| Given instruction |
Give every line back verbatim, dropping all images.

| Given material |
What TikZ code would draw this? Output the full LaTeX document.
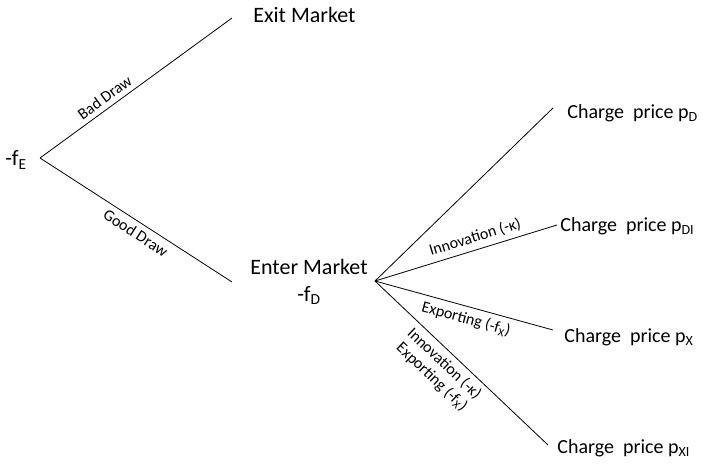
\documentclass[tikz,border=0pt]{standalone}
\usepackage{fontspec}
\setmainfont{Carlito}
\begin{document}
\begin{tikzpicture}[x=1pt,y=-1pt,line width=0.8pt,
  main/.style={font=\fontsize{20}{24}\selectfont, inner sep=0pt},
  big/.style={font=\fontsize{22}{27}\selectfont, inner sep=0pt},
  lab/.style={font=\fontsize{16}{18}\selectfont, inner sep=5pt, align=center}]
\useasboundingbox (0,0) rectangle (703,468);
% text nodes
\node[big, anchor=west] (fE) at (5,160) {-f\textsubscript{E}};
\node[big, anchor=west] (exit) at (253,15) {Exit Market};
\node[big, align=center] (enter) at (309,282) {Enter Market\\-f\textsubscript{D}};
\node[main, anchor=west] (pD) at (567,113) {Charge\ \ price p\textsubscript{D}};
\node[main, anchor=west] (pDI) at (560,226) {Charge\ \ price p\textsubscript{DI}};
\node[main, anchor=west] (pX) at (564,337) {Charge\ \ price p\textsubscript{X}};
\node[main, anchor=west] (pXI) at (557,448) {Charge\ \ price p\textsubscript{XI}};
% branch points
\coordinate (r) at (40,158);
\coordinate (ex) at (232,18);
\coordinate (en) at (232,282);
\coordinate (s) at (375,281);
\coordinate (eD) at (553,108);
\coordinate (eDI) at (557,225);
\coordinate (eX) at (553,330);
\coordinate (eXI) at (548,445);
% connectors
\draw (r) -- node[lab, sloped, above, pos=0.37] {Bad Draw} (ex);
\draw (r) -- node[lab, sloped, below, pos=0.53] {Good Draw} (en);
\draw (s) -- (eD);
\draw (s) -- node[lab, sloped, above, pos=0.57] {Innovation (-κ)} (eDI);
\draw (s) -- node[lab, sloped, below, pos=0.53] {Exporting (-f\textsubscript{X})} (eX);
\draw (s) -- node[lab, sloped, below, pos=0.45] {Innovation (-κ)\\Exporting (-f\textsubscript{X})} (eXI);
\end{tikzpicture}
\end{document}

| In response |
What TikZ code would draw this? Output the full LaTeX document.
\documentclass[tikz,border=0pt]{standalone}
\usepackage{fontspec}
\setmainfont{Carlito}
\begin{document}
\begin{tikzpicture}[x=1pt,y=-1pt,line width=0.8pt,
  main/.style={font=\fontsize{20}{24}\selectfont, inner sep=0pt},
  big/.style={font=\fontsize{22}{27}\selectfont, inner sep=0pt},
  lab/.style={font=\fontsize{16}{18}\selectfont, inner sep=5pt, align=center}]
\useasboundingbox (0,0) rectangle (703,468);
% text nodes
\node[big, anchor=west] (fE) at (5,160) {-f\textsubscript{E}};
\node[big, anchor=west] (exit) at (253,15) {Exit Market};
\node[big, align=center] (enter) at (309,282) {Enter Market\\-f\textsubscript{D}};
\node[main, anchor=west] (pD) at (567,113) {Charge\ \ price p\textsubscript{D}};
\node[main, anchor=west] (pDI) at (560,226) {Charge\ \ price p\textsubscript{DI}};
\node[main, anchor=west] (pX) at (564,337) {Charge\ \ price p\textsubscript{X}};
\node[main, anchor=west] (pXI) at (557,448) {Charge\ \ price p\textsubscript{XI}};
% branch points
\coordinate (r) at (40,158);
\coordinate (ex) at (232,18);
\coordinate (en) at (232,282);
\coordinate (s) at (375,281);
\coordinate (eD) at (553,108);
\coordinate (eDI) at (557,225);
\coordinate (eX) at (553,330);
\coordinate (eXI) at (548,445);
% connectors
\draw (r) -- node[lab, sloped, above, pos=0.37] {Bad Draw} (ex);
\draw (r) -- node[lab, sloped, below, pos=0.53] {Good Draw} (en);
\draw (s) -- (eD);
\draw (s) -- node[lab, sloped, above, pos=0.57] {Innovation (-κ)} (eDI);
\draw (s) -- node[lab, sloped, below, pos=0.53] {Exporting (-f\textsubscript{X})} (eX);
\draw (s) -- node[lab, sloped, below, pos=0.45] {Innovation (-κ)\\Exporting (-f\textsubscript{X})} (eXI);
\end{tikzpicture}
\end{document}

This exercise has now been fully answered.